Before I leave the rich ruler though, I want to add a postscript about the prosperity movement.

Jesus says that those who surrender something for the kingdom will not be the losers. The prosperity teachers seize hold of this and turn it into a promise of prosperity. There are various forms of prosperity teaching. I remember a Pentecostal pastor ringing his hands about the new “tabernacles” teaching. He explained that Christians like me believed in forgiveness of sins through the death of Jesus. “That is “Passover” teaching,” he said. “But the Pentecostal movement believes in the second blessing of the Holy Spirit. That is the “Pentecost” principle.”  And there is an emphasis on healing that goes with that. If you have the Holy Spirit and faith you can claim healing as one of the fruits of Jesus’ atoning death. But appearing first in Australia in the 1970’s came the “Tabernacles” teaching, and it was even worrying this Pentecostal pastor. The Feast of Tabernacles is a harvest festival. The idea was that material prosperity is another fruit of the cross and we should claim it. The prosperity movement is one of the strongest recent movements in Christianity; it is sometimes called “the faith movement” because of its emphasis on trusting God as a means of getting what we want.  “Name it and claim it” is a slogan of the movement. This teaching is sweeping Africa and other parts of the world where there are masses of poor people. Preachers stir them up to think God wants them to be rich. They can have what they want by believing for it. About the only way of getting rich in Zimbabwe today, other than by being a politician, is to become a prosperity movement prophet. Prophet Walter Magaye earns $2 million a month with his oils and holy water and other charms that are supposed to make you rich. The poverty-suffering people grab hold of these. The prophet gets richer, and they get poorer. When I was in Zimbabwe I saw the mansions of two of these prophets. But this is not an African or South American movement. It comes from the USA. I once attended a “Miracle Crusade”. “Everyone will have their miracle” was on all the advertising signs. The evangelist’s nephew who worked with him eventually spoke out:

“After each event, my uncle and I would board a Gulfstream jet and fly to lavish locations, from Monte Carlo to luxury hotels in Dubai. We were chauffeured in Bentleys and slept in US$25 000-a-night resorts.

 “(When I saw what I had become) I was disgusted. The Gospel then became real, the real Gospel, not just the good news, the bad news too. It’s bad news because I was greedy, I was ambitious for all the wrong things, exploiting the poor, squeezing every last dollar out of people so we could live the way they couldn’t. Using Jesus to do that.” (http://dx.doi.org/10.4102/ids.v50i1.2076)

The Bible has a lot to say about blessing. Blessing is certainly the destiny of the children of the kingdom. The problem at the heart of the prosperity movement is that it thinks all the blessings of heaven can be had now. You might think that the acquisition of prosperity is about as far as it can go, but some have taken it a step further and teach that political power is a fruit of the gospel. This is called dominion teaching.

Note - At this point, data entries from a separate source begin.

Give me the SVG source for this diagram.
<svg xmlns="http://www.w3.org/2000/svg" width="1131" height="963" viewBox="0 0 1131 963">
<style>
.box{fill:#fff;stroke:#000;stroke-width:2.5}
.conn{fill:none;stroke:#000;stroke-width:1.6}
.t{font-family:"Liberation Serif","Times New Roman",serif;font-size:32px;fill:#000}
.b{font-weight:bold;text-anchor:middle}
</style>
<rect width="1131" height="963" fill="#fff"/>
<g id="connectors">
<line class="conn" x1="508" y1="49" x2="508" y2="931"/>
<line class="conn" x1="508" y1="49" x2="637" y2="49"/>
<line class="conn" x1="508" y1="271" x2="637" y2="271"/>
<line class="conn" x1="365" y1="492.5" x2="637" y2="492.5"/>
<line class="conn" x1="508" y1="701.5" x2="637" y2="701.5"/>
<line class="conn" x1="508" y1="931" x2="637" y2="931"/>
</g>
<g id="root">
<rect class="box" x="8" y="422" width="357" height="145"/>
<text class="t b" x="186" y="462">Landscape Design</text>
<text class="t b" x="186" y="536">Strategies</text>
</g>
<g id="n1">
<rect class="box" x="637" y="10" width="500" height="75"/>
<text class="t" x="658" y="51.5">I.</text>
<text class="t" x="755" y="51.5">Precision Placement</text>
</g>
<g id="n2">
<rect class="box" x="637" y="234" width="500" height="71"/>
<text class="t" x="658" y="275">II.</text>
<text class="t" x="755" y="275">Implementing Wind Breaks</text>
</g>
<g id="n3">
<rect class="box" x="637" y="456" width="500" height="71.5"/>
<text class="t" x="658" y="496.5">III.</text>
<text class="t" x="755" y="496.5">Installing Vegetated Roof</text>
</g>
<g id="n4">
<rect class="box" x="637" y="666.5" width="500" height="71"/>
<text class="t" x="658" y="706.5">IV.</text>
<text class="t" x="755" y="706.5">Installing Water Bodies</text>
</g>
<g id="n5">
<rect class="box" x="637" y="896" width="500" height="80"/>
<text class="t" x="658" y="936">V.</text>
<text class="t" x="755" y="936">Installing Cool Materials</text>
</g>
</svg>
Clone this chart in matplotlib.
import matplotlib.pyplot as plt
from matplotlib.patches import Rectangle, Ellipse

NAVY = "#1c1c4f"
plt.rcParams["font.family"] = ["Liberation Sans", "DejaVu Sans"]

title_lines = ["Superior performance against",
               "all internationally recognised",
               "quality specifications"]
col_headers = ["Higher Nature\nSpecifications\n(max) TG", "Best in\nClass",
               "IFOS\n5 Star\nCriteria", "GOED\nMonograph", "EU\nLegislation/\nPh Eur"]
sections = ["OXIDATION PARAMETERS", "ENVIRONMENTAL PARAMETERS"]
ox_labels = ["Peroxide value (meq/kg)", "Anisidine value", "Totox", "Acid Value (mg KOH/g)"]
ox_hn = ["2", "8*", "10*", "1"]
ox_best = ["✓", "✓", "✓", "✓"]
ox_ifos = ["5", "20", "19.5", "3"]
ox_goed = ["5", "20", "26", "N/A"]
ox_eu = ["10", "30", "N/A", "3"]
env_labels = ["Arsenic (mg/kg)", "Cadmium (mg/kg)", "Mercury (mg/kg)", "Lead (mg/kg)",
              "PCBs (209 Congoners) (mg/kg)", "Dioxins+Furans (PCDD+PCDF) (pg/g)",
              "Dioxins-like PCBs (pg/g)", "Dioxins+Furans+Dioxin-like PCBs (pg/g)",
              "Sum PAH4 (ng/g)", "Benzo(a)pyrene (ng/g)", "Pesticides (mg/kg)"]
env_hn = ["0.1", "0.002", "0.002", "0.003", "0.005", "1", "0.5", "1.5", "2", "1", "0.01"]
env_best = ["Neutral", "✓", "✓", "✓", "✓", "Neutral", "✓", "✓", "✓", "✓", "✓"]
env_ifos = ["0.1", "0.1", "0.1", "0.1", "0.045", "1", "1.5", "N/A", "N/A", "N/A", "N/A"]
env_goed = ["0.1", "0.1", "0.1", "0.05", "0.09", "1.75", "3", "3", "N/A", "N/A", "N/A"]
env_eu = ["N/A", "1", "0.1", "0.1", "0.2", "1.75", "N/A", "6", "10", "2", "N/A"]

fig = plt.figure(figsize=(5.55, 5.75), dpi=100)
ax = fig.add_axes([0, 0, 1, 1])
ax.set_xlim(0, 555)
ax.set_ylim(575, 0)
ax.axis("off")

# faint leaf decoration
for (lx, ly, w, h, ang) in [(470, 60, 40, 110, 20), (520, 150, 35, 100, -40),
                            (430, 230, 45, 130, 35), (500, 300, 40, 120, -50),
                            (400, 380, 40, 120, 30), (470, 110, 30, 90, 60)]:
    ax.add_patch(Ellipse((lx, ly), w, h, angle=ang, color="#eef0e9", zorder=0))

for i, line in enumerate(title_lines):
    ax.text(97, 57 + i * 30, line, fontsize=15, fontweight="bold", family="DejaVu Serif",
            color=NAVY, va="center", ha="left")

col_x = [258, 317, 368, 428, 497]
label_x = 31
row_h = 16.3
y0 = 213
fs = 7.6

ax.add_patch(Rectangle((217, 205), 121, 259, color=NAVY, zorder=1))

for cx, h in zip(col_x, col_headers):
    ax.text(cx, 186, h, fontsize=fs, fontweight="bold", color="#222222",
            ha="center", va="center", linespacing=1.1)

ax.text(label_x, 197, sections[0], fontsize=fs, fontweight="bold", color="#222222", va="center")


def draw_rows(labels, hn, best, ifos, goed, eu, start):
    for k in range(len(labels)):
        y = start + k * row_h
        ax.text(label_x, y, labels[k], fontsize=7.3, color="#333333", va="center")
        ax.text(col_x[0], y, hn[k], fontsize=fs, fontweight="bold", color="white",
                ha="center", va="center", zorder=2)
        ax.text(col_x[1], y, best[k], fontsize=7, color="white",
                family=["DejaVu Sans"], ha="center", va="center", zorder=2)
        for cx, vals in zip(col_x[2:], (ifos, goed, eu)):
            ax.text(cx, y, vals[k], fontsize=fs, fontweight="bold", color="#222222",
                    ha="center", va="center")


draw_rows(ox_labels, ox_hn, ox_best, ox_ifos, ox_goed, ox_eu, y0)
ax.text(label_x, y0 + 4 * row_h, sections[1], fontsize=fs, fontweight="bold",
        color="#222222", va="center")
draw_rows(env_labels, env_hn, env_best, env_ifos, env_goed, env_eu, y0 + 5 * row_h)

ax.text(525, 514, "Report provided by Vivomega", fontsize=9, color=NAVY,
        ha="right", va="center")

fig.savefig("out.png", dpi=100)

Yes, the Bible does teach that believers will rule in the age-to-come, and through their prayers even in this age, but to make it a now-thing and turn it into an expectation that Christians should seek political influence and establish a theocracy takes us a long way from Jesus’ warning that his way in this age would be fraught with suffering.

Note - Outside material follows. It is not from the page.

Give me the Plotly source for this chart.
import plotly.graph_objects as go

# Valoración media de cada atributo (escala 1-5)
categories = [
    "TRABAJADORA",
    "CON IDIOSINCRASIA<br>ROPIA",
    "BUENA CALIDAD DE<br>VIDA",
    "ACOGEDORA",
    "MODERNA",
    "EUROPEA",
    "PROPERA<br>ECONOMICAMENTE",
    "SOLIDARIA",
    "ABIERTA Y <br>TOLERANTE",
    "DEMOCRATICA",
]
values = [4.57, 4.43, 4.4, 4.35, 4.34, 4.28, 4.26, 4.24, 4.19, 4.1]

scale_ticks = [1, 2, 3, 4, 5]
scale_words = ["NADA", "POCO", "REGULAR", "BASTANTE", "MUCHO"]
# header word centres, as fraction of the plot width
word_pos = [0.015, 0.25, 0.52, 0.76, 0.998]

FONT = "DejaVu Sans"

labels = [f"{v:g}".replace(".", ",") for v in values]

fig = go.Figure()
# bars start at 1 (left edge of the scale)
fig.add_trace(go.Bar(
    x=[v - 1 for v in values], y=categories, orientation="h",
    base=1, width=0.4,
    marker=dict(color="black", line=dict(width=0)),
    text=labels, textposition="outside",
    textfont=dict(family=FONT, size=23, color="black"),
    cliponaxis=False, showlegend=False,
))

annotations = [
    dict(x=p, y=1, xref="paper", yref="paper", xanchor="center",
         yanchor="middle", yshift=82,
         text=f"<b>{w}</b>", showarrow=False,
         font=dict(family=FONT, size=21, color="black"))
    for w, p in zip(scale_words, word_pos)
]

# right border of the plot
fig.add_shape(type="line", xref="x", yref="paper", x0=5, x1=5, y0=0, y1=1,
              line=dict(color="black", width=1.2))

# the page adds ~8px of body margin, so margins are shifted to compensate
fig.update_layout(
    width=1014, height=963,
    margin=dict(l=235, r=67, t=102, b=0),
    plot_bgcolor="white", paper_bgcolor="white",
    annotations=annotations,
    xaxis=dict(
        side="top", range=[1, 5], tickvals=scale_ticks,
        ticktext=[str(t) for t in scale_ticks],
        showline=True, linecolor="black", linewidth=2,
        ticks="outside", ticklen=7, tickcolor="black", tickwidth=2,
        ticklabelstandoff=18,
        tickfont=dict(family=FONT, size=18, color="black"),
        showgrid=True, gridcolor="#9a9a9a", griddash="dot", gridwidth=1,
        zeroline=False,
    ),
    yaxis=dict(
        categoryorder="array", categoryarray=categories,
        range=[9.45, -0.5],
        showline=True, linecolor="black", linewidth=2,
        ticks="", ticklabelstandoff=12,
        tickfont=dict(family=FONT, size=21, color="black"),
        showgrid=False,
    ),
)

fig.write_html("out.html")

The story of the rich young ruler warns us that possessions can be a terrible problem. They can compete for our loyalty. They can be more precious to us than Jesus and the kingdom. If following Jesus means we have to walk away from something or someone, we should. We should not fear. God can give us as much back again in this life, and of course, eternal life in the age to come. But to use that reassurance to stir up our greed for possessions is a horrible perversion of Jesus’ teaching.